Here’s a quick cheat-sheet for reproducing the build process for a complete distribution of OpenSearch 1.1. You will need additional tools, including maven and cmake, to compile some of the components.

git clone https://github.com/opensearch-project/opensearch-build
cd opensearch-build
git checkout 1.1.0
./bundle-workflow/build.sh manifests/opensearch-1.1.0.yml
./bundle-workflow/assemble.sh manifests/opensearch-1.1.0.yml

This system will be reused for OpenSearch Dashboards in 1.2, see opensearch-build#158.

The signing process continues, for now, to rely on an existing signing system and all our jobs run from a private Jenkins setup. This is entirely for historical reasons. The OpenSearch team at AWS relies on a significant amount of costly hardware procured and managed by AWS (e.g. I use a c5.18xlarge instance for development). We are in the process of making the Jenkins instance public, open-sourcing its CDK setup, and open-sourcing all remaining tools.

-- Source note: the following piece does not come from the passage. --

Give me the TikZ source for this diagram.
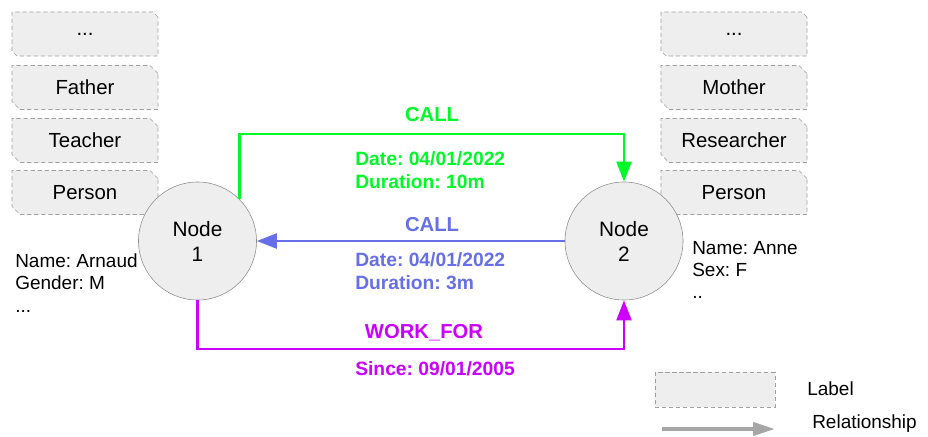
\documentclass[tikz,border=0pt]{standalone}
\usepackage{fontspec}
\setmainfont{Liberation Sans}
\frenchspacing
\usetikzlibrary{shapes.misc,arrows.meta}
\definecolor{callgreen}{RGB}{0,250,40}
\definecolor{callblue}{RGB}{102,110,232}
\definecolor{workpurple}{RGB}{204,0,255}
\definecolor{boxgray}{RGB}{238,238,238}
\tikzset{
  lblbox/.style={chamfered rectangle, chamfered rectangle corners={north east,south west},
    chamfered rectangle sep=0.1cm, draw=gray!75, fill=boxgray, dash pattern=on 3pt off 2pt,
    minimum width=3.65cm, minimum height=1.1cm, inner sep=0pt, font=\fontsize{14.5}{17.4}\selectfont},
  nodecirc/.style={circle, draw=gray!90, fill=boxgray, minimum size=2.95cm, inner sep=0pt,
    align=center, font=\fontsize{14.8}{17.8}\selectfont},
  props/.style={inner sep=0pt, align=left, font=\fontsize{13.5}{15.8}\selectfont},
  relname/.style={inner sep=0pt, font=\fontsize{14.4}{17}\selectfont\bfseries},
  relprop/.style={inner sep=0pt, align=left, anchor=west, font=\fontsize{13.7}{16.4}\selectfont\bfseries},
  rel/.style={line width=2pt, -{Triangle[length=0.5cm,width=0.37cm]}}
}
\begin{document}
\begin{tikzpicture}[x=0.025cm,y=-0.025cm]
\useasboundingbox (0,0) rectangle (928,436);
% labels of node 1
\node[lblbox] (dots1) at (85,34) {...};
\node[lblbox] (father) at (85,87.5) {Father};
\node[lblbox] (teacher) at (85,140.5) {Teacher};
\node[lblbox] (person1) at (85,192.5) {Person};
% labels of node 2
\node[lblbox] (dots2) at (734,34) {...};
\node[lblbox] (mother) at (734,87.5) {Mother};
\node[lblbox] (researcher) at (734,140.5) {Researcher};
\node[lblbox] (person2) at (734,192.5) {Person};
\node[nodecirc] (n1) at (197.5,241) {Node\\1};
\node[nodecirc] (n2) at (624,241) {Node\\2};
\node[props, anchor=west] (props1) at (15,283) {Name: Arnaud\\Gender: M\\...};
\node[props, anchor=west] (props2) at (692,270) {Name: Anne\\Sex: F\\..};
% relationships
\coordinate (top) at (432,134);
\coordinate (bot) at (432,349);
\draw[rel, callgreen] (n1.45) |- (top) -| (n2.north);
\draw[rel, callblue] (n2.west) -- (n1.east);
\draw[rel, workpurple] (n1.south) |- (bot) -| (n2.south);
\node[relname, text=callgreen] (call1) at (432,115) {CALL};
\node[relprop, text=callgreen] (call1p) at (355,170) {Date: 04/01/2022\\Duration: 10m};
\node[relname, text=callblue] (call2) at (432,225) {CALL};
\node[relprop, text=callblue] (call2p) at (355,271) {Date: 04/01/2022\\Duration: 3m};
\node[relname, text=workpurple] (work) at (424,333) {WORK\_FOR};
\node[relprop, text=workpurple] (workp) at (355,369) {Since: 09/01/2005};
% legend
\node[lblbox, minimum width=3cm, minimum height=0.875cm] (leglbl) at (715,389.5) {};
\node[props, anchor=west] (legltext) at (807,389) {Label};
\coordinate (rs) at (662,429);
\coordinate (re) at (775,429);
\draw[line width=2.5pt, gray!70, -{Triangle[length=0.55cm,width=0.33cm]}] (rs) -- (re);
\node[props, anchor=west] (legrtext) at (812,424) {Relationship};
\end{tikzpicture}
\end{document}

The build process described above runs parallel to development of individual components. It’s always challenging to code against moving dependencies, and we are starting to think about the long term future of these systems. We’d like to untangle the monolith, enable plugins to declare a compatibility matrix, and much more. In the meantime, we welcome anyone who would like to brush up their Python skills by contributing to the opensearch-build scripts, and could use some help bringing OpenSearch and OpenSearch Dashboards to various OS-specific distribution mechanisms, such as Windows, similar to this community port to FreeBSD.